In a strong and incisive letter to Secretary of Education Arne Duncan, Washington school board member David Iseminger has decried the U.S. Department of Education’s decision to rescind the state’s waiver of some of the more onerous requirements of No Child Left Behind, a move that will cause nearly all state schools to fail to reach the law’s student achievement benchmarks and require school districts to send “failure letters” to parents if they want to receive critical federal funds.
Last week, the department said it was rescinding the wavier because the state has not moved fast enough on its promise to use student test data to evaluate teachers and principals. The waivers allow states to escape from the law’s requirements that all schools educate 100 percent of their students to proficiency and math and language arts by this year–a provision widely criticized by educators and researchers as nearly impossible to meet.
In his letter, which was published on the Washington Post’s Answer Sheet blog, Iseminger characterized Duncan’s action as arbitrary and detrimental to schools and students.
“Your reason for revoking our waiver: we didn’t pass legislation you wanted,” wrote Iseminger, a board member for both the Lake Stevens School District and the Washington State School Directors’ Association. “More precisely, we passed legislation, but it didn’t have the wording (actually, one specific word) you wanted.”
Noting that Washington, D.C., is nearly 3,000 miles from his state, Iseminger offered to tell Duncan about “this other Washington” where “we have strong leadership in our board rooms, schools, and classrooms” and students who “are capable, confident, and work extremely hard.”
“In Lake Stevens — and in school districts across America — we lead by example,” Iseminger said. “We create confidence, capacity, knowledge, and opportunity for everyone in our community. There is a palpable and ubiquitous culture of excellence in Lake Stevens, where it’s common knowledge that each individual is supported, challenged, engaged, and empowered. Such things don’t appear overnight, they’re not accidental, and I have no intention of having our work undermined by distant labels and bracketed explanations.”

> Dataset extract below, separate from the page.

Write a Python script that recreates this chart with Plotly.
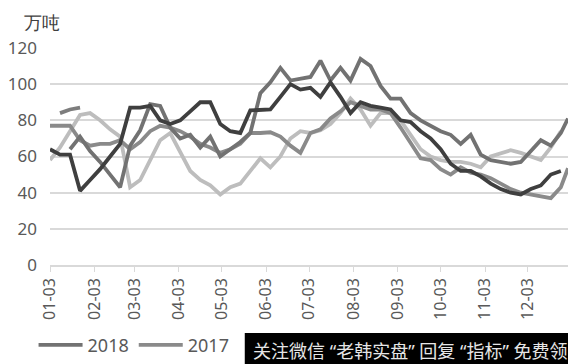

Among the schools that the education department would have the state call “failing” are “Schools of distinction one of them four years running,” Iseminger said, as well as Washington Achievement Awards schools and a Reward School. He said Lake Stevens has won a Magna Award from the National School Boards Association (NSBA)’s American School Board Journal and is a recognized Board of Distinction.
With NCLB reauthorization languishing six years in Congress, the law “has been subverted into a name-calling, label-applying bully pulpit,” Iseminger said.
“We tried to help,” Iseminger said. “With input and work from many education advocates, Congress was provided an extensive list of fixes that would make NCLB workable and forward-thinking, and keep us all accountable. I was there too — as a member of the (NSBA’s) Federal Relations Network (FRN), I made the trek to Washington D.C., multiple times to ask our members to reauthorize, year after year. While there, many of us from Washington also met with people from your Department of Education, in your building, trying to create relationships and press for a change in policy and tone: ‘Stop telling our students and educators they’re failing,’ I said.”
Iseminger works for Microsoft in its Business Intelligence Group, part of the Cloud + Enterprise Division. He said if the Education Department follows up the rescinding of its waiver by withholding Title I money and other key funds, disadvantaged students will suffer.
“If you pull our funding, you’ll be forsaking Washington’s most needy students — the very students for whom the original ESEA legislation was passed 50 years ago,” Iseminger wrote. “You’ll be abandoning those students, but we won’t. In Lake Stevens — and in every district across America – we’ll do whatever we must to ensure no child is left behind, waiver or not.”